◆ Task: Begin at the first line of the data and copy each line through the one containing "plt.rcParams['font.family'] = ['Liberation", that line included, with no pictures.

◆ Material:
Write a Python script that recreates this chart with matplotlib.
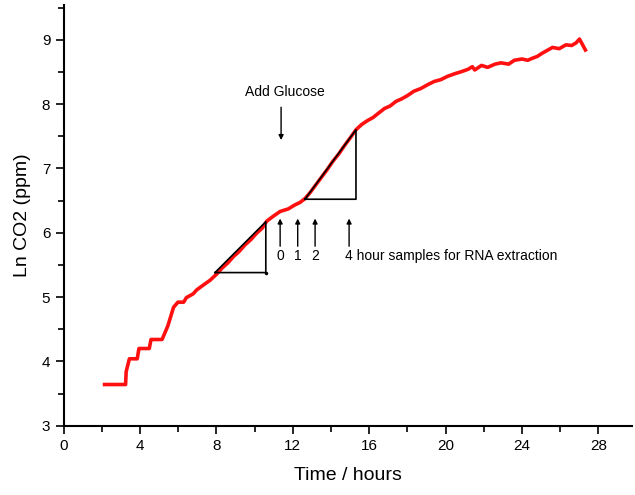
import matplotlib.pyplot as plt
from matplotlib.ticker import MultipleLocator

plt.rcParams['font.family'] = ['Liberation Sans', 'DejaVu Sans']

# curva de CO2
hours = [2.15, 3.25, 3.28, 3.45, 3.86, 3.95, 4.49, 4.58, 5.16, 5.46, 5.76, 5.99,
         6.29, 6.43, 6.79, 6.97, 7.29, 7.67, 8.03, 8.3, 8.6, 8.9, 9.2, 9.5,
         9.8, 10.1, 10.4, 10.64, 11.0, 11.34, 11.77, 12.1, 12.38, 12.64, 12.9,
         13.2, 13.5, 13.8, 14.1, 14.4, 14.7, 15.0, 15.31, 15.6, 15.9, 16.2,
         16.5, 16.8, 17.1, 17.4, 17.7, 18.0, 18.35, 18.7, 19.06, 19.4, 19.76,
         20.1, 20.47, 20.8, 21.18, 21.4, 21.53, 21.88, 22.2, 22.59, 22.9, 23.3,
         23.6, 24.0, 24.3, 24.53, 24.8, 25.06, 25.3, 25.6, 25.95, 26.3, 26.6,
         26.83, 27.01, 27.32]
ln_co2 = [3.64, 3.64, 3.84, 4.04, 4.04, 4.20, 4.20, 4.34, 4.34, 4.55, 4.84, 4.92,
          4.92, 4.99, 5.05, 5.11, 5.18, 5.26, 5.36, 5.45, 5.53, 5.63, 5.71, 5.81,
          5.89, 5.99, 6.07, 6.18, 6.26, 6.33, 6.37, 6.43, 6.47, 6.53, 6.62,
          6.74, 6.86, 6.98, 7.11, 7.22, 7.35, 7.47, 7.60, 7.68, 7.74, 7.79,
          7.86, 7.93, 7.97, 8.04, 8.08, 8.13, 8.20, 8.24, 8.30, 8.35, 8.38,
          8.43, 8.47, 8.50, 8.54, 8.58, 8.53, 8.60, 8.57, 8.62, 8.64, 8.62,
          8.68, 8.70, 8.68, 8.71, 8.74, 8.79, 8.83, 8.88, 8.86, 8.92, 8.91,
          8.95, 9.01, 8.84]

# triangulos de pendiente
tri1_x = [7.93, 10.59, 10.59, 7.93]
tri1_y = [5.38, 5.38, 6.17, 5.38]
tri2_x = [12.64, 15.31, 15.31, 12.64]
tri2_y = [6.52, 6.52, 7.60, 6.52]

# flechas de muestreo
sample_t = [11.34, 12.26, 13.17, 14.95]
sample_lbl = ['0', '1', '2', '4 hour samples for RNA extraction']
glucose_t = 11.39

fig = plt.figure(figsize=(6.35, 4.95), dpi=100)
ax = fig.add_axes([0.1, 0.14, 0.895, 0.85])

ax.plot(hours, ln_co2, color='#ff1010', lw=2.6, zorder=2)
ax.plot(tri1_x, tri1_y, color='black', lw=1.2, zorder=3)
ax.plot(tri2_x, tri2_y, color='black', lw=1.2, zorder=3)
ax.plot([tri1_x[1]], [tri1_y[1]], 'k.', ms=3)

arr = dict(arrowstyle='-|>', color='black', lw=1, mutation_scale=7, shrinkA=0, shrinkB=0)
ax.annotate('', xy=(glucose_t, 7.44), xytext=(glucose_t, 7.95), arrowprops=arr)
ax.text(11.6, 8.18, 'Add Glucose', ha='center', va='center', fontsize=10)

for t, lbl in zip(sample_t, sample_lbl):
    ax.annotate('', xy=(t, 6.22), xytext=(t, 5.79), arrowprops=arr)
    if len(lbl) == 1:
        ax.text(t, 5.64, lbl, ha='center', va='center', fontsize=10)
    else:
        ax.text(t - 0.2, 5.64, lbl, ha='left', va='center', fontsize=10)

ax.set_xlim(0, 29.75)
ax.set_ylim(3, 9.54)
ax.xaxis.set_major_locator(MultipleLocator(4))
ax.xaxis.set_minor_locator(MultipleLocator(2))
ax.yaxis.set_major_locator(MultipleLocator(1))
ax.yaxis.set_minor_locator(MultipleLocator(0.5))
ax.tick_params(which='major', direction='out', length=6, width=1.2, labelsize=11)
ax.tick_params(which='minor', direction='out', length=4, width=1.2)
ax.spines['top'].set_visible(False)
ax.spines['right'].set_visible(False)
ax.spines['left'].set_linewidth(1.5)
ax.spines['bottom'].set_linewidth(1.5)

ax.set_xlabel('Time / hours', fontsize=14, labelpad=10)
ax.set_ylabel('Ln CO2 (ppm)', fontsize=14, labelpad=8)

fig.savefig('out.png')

◆ Result of this task:
Write a Python script that recreates this chart with matplotlib.
import matplotlib.pyplot as plt
from matplotlib.ticker import MultipleLocator

plt.rcParams['font.family'] = ['Liberation Sans', 'DejaVu Sans']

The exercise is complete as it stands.